See, like every human, our son hears from the “United Front of Dark Espionage.” It seems their reports are always contradictory to the commands of the sentries who stand their ground on behalf of the Great King. Filtering through the airwaves, or brain-waves, or whatever, comes that age old intelligence report:
“Have they indeed said, ‘You shall not touch the wood stove?'”
Our son, would peer across the vast plain of the family room. His brow would wrinkle. Pondering. Mulling it over. He would then hear the final message:
“You shall not surely feel great pain and scream thy little head off. For in the moment you touch the wood stove you will be like them. You will really know things then. You will be your own boss. You will be in control. Yes, you will say when it is the best time to eat and sleep. You will decide whether it is good or bad to break your mother’s fine china. You will be like them!”
Then, sadly, our son would heed the report. With a shrill scream and flailing arms, he would launch that attack. Complete with diversionary tactics and commando like energy, his invasion upon the “Fortress Wood Stove” looked bound for success. Five feet. Four feet. Three. Two. One. Only inches left. The screaming was about to begin.
Suddenly, from out of nowhere would come the long arm of a sentry. Swooping down, Mom or Dad squelched the rebellion as suddenly as it had started. The battle ended. Nothing remained except the retreat.
“Why, Papa, why? How tum tan’t I tush it?”

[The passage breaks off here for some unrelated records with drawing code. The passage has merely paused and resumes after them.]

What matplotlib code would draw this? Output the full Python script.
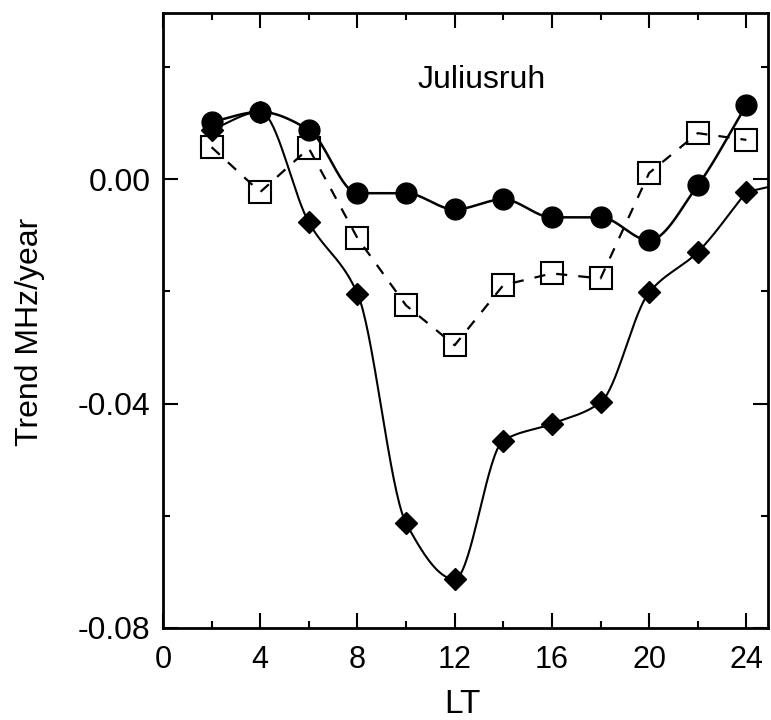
import numpy as np
import matplotlib
matplotlib.use("Agg")
import matplotlib.pyplot as plt
from matplotlib.ticker import MultipleLocator

# local time (hours)
lt = [2, 4, 6, 8, 10, 12, 14, 16, 18, 20, 22, 24]

# trends, MHz/year
circles = [0.0102, 0.0120, 0.0088, -0.0025, -0.0025, -0.0054, -0.0036, -0.0068, -0.0068, -0.0109, -0.0011, 0.0132]
squares = [0.0057, -0.0023, 0.0055, -0.0105, -0.0225, -0.0296, -0.0189, -0.0168, -0.0177, 0.0011, 0.0082, 0.0070]
diamonds = [0.0088, 0.0120, -0.0077, -0.0204, -0.0613, -0.0713, -0.0466, -0.0436, -0.0398, -0.0202, -0.0130, -0.0023]
# diamond curve runs on past 24 h to the frame
diamond_tail_x = [24, 25]
diamond_tail = [-0.0023, -0.0013]

station = "Juliusruh"


def pchip(x, y, num=400):
    # monotone cubic (Fritsch-Carlson), no overshoot between points
    x = np.asarray(x, float)
    y = np.asarray(y, float)
    h = np.diff(x)
    s = np.diff(y) / h
    d = np.zeros(len(x))
    for i in range(1, len(x) - 1):
        if s[i - 1] * s[i] > 0:
            w1 = 2 * h[i] + h[i - 1]
            w2 = h[i] + 2 * h[i - 1]
            d[i] = (w1 + w2) / (w1 / s[i - 1] + w2 / s[i])
    d[0] = s[0]
    d[-1] = s[-1]
    xs = np.linspace(x[0], x[-1], num)
    idx = np.clip(np.searchsorted(x, xs) - 1, 0, len(x) - 2)
    hh = h[idx]
    t = (xs - x[idx]) / hh
    ys = ((2 * t ** 3 - 3 * t ** 2 + 1) * y[idx] + (t ** 3 - 2 * t ** 2 + t) * hh * d[idx]
          + (-2 * t ** 3 + 3 * t ** 2) * y[idx + 1] + (t ** 3 - t ** 2) * hh * d[idx + 1])
    return xs, ys


plt.rcParams['font.family'] = ['Liberation Sans', 'DejaVu Sans']

fig = plt.figure(figsize=(7.71, 7.2), dpi=100)
ax = fig.add_axes([0.2114, 0.1278, 0.785, 0.854])

# diamonds, smooth solid curve
xs, ys = pchip(lt, diamonds)
ax.plot(xs, ys, color='black', lw=1.5, zorder=2)
ax.plot(diamond_tail_x, diamond_tail, color='black', lw=1.5, zorder=2)
ax.plot(lt, diamonds, ls='none', marker='D', ms=11.5, color='black', zorder=4)

# squares, dashed straight segments
ax.plot(lt, squares, color='black', lw=1.6, ls=(0, (5, 5)), zorder=2)
ax.plot(lt, squares, ls='none', marker='s', ms=16, mfc='none', mec='black', mew=1.5, zorder=3)

# circles, smooth solid curve
xs, ys = pchip(lt, circles)
ax.plot(xs, ys, color='black', lw=1.8, zorder=3)
ax.plot(lt, circles, ls='none', marker='o', ms=15, color='black', zorder=5)

ax.text(13.1, 0.0177, station, fontsize=23, ha='center', va='center')

ax.set_xlim(0, 24.9)
ax.set_ylim(-0.08, 0.0296)
ax.xaxis.set_major_locator(MultipleLocator(4))
ax.xaxis.set_minor_locator(MultipleLocator(2))
ax.yaxis.set_major_locator(MultipleLocator(0.04))
ax.yaxis.set_minor_locator(MultipleLocator(0.02))
ax.yaxis.set_major_formatter(plt.FormatStrFormatter('%.2f'))

ax.tick_params(which='both', direction='in', top=True, right=True, width=1.5)
ax.tick_params(which='major', length=11)
ax.tick_params(which='minor', length=5)
ax.tick_params(axis='x', labelsize=22, pad=12)
ax.tick_params(axis='y', labelsize=23, pad=9)
for s in ax.spines.values():
    s.set_linewidth(2)

ax.set_xlabel("LT", fontsize=24)
ax.xaxis.set_label_coords(0.495, -0.124)
ax.xaxis.label.set_va('center')
fig.text(30 / 771, 1 - 332 / 720, "Trend MHz/year", rotation=90, fontsize=23,
         ha='center', va='center')

fig.savefig("out.png", dpi=100)
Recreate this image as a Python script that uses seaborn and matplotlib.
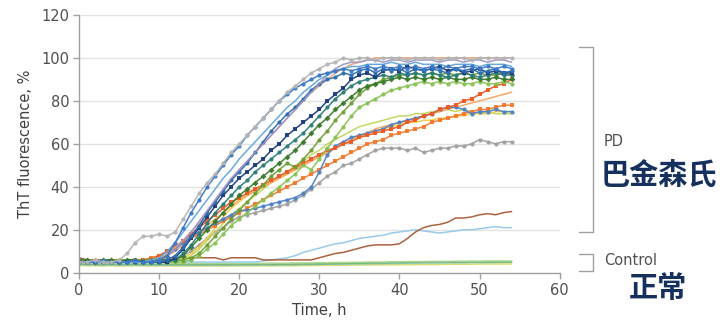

Good question, huh? It’s no different then yours or mine. Or Adam and Eve’s. Though we rebel, God forgives. Though we run, he never loses sight of us. Though we fall, he picks us up. It takes time to learn when we’re little. It takes time to learn when we’re big. Life and death, light and darkness, obedience and rebellion crowd the adventures of history and everyday living. Sometimes the learning is painful. Sometimes we’re spared. Sometimes, if we are open to it, God will prevent us from touching the heat. Because he is holy and full of grace, we can be equipped to accept the freedom of saying “No!” to the Fortress Wood Stove of the Family Room. It begins by saying “Yes!” to Jesus.